Reputation: 349
How to split a list in a column into two column in a dataframe using python? For example:
row | column_A
==================================
1 |[('Ahli', 'NNP'), |
| ('paleontologi', 'NNP'), |
| ('Thomas', 'NNP'), |
| ('dan', 'CC'), |
| ('timnya', 'RB'), |
| ('.', 'Z')], |
2 |[('fosil', 'NN'), |
| ('mamalia', 'NN'), |
| ('yang', 'SC'), |
| ('menghuni', 'VB'), |
| ('Antartika', 'NNP')] |
I want to get only the secord string from the list:
row | column_A | postag
=======================================
1 |[('Ahli', 'NNP'), |[('NNP'),
| ('paleontologi', 'NNP'), | (NNP),
| ('Thomas', 'NNP'), | (NNP),
| ('dan', 'CC'), | (CC),
| ('timnya', 'RB'), | (RB),
| ('.', 'Z')], | (Z)],
2 |[('fosil', 'NN'), |[('NN'),
| ('mamalia', 'NN'), | ('NN'),
| ('yang', 'SC'), | ('SC),
| ('menghuni', 'VB'), | ('VB'),
| ('Antartika', 'NNP')] | ('NNP)]
Upvotes: 1
Views: 124
Reputation: 4482
You could achieve this with the following apply function:
data = [{'column_A': [('Ahli', 'NNP'),
('paleontologi', 'NNP'),
('Thomas', 'NNP'),
('dan', 'CC'),
('timnya', 'RB'),
('.', 'Z')]},
{'column_A': [('fosil', 'NN'),
('mamalia', 'NN'),
('yang', 'SC'),
('menghuni', 'VB'),
('Antartika', 'NNP')]}]
df = pd.DataFrame(data)
df['postag'] = df['column_A'].apply(lambda x : [y[1] for y in x])
df
Output:
column_A postag
0 [(Ahli, NNP), (paleontologi, NNP), (Thomas, NN... [NNP, NNP, NNP, CC, RB, Z]

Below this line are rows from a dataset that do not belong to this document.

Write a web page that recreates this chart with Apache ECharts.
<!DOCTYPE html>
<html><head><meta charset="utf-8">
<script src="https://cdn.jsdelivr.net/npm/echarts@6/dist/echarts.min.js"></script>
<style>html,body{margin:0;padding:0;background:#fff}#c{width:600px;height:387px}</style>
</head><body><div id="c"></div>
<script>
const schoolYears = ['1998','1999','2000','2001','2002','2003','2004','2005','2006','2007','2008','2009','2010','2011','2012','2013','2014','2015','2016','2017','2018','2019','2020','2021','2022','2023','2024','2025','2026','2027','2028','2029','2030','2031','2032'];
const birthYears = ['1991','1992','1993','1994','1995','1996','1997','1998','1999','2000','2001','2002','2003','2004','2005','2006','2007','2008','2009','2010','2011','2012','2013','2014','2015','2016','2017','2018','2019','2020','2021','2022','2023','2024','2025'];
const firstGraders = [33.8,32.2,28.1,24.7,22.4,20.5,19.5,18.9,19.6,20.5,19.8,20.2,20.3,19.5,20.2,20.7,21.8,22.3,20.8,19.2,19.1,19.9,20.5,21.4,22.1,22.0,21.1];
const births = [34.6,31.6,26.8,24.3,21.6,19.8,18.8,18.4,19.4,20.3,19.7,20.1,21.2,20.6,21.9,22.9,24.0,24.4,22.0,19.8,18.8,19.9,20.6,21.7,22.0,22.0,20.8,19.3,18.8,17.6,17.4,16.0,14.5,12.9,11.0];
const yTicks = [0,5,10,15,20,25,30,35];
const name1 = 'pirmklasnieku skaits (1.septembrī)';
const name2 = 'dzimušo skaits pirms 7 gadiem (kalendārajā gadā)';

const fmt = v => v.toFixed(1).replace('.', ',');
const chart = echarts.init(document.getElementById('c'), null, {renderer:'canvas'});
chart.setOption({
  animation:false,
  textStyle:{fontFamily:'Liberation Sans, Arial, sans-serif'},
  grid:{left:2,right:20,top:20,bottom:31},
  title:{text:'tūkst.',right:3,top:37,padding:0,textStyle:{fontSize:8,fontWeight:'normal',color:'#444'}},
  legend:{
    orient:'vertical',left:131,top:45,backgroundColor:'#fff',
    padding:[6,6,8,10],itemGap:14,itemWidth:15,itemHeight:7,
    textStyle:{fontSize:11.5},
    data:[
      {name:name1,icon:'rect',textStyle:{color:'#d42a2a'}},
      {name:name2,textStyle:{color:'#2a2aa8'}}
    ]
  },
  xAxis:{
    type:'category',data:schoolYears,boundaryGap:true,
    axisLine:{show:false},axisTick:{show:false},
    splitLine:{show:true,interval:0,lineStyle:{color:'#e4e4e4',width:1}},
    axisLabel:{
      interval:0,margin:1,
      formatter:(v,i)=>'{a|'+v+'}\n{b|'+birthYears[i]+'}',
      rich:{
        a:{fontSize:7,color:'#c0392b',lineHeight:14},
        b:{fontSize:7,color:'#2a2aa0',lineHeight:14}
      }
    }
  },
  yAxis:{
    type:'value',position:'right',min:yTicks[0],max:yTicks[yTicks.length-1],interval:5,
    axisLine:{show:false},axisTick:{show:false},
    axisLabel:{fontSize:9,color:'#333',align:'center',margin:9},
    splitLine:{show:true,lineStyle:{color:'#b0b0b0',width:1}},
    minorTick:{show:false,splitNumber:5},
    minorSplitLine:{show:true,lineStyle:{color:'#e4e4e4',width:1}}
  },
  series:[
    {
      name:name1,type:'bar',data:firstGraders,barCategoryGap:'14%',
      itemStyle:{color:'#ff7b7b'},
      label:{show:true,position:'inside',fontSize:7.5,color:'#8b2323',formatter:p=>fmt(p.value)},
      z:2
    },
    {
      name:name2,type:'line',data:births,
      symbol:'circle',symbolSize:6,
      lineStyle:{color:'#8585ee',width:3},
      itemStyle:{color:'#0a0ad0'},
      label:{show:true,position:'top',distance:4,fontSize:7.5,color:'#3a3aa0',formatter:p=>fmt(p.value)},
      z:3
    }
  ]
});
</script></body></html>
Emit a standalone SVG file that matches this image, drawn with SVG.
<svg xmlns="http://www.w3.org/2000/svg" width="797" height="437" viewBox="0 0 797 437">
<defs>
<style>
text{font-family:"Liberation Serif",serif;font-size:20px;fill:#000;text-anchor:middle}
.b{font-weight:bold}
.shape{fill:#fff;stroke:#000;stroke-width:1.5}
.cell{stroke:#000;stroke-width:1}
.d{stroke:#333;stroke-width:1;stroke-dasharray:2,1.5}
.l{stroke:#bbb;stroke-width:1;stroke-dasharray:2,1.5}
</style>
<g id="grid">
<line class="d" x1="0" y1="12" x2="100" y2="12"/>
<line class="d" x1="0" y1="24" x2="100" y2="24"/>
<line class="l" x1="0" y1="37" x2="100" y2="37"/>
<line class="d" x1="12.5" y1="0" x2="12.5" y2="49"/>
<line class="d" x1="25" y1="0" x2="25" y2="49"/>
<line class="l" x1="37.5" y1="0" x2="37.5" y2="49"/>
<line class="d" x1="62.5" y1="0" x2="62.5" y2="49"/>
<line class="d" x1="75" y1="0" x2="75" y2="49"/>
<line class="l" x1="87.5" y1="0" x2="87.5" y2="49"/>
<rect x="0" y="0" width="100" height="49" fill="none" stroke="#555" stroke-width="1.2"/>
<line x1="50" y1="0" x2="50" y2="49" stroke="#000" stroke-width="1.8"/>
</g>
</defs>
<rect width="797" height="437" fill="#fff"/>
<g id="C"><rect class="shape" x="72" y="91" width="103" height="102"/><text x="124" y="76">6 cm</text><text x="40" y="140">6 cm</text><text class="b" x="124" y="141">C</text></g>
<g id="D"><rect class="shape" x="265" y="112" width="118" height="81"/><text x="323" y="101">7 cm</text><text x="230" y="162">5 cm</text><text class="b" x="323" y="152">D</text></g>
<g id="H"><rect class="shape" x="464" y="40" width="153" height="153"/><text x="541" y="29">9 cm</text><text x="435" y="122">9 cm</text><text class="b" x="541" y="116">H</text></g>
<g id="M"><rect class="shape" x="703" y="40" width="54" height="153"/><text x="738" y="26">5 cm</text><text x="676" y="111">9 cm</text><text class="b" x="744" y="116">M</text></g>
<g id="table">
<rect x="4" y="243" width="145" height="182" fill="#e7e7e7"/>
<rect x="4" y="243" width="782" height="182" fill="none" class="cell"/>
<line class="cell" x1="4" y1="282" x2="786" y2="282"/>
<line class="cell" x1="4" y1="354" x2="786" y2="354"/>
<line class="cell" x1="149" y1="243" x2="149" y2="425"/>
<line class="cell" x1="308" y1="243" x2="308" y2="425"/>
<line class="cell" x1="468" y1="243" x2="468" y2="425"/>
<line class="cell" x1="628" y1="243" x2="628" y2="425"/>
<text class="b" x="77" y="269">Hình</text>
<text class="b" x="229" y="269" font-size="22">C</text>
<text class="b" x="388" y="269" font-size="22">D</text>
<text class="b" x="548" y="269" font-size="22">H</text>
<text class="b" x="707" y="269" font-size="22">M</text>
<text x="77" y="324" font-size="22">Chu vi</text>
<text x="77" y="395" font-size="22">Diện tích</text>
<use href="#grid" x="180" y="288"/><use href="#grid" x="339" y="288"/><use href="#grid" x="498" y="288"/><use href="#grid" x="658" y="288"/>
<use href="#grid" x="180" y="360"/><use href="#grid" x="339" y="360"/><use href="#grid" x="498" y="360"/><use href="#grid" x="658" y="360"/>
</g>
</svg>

1 [(fosil, NN), (mamalia, NN), (yang, SC), (meng... [NN, NN, SC, VB, NNP]
Upvotes: 1
Reputation: 16327
Try using the apply function on the exiting column to get a new column with the desired result
Example Pseudocode:
df['postag'] = df['column_A'].apply(your_function)
In the your_function, write your logic for separating the pos tags from the list of tuples.
Upvotes: 1
Reputation: 1068
Adding to @Biranchi's answer, the correct answer would be
df['postag'] = df['column_A'].apply(lambda x: [(i[1],) for i in x])
Result would be
# print(df)
column_A postag
0 [(Ahli, NNP), (paleontologi, NNP), (Thomas, NN... [(NNP,), (NNP,), (NNP,), ...
Upvotes: 2
Reputation: 71689
Use, Series.map
to apply a custom mapping function which maps each of the list in column_A
according to the desired requirements:
df['postag'] = df['column_A'].map(lambda l: [b for a, b in l])
Another possible idea:
df['postag'] = [[y for x, y in lst] for lst in df['column_A']]
Result:
# print(df)
column_A postag
0 [(Ahli, NNP), (paleontologi, NNP), (Thomas, NN... [NNP, NNP, NNP, CC, RB, Z]
1 [(fosil, NN), (mamalia, NN), (yang, SC), (meng... [NN, NN, SC, VB, NNP]
Upvotes: 1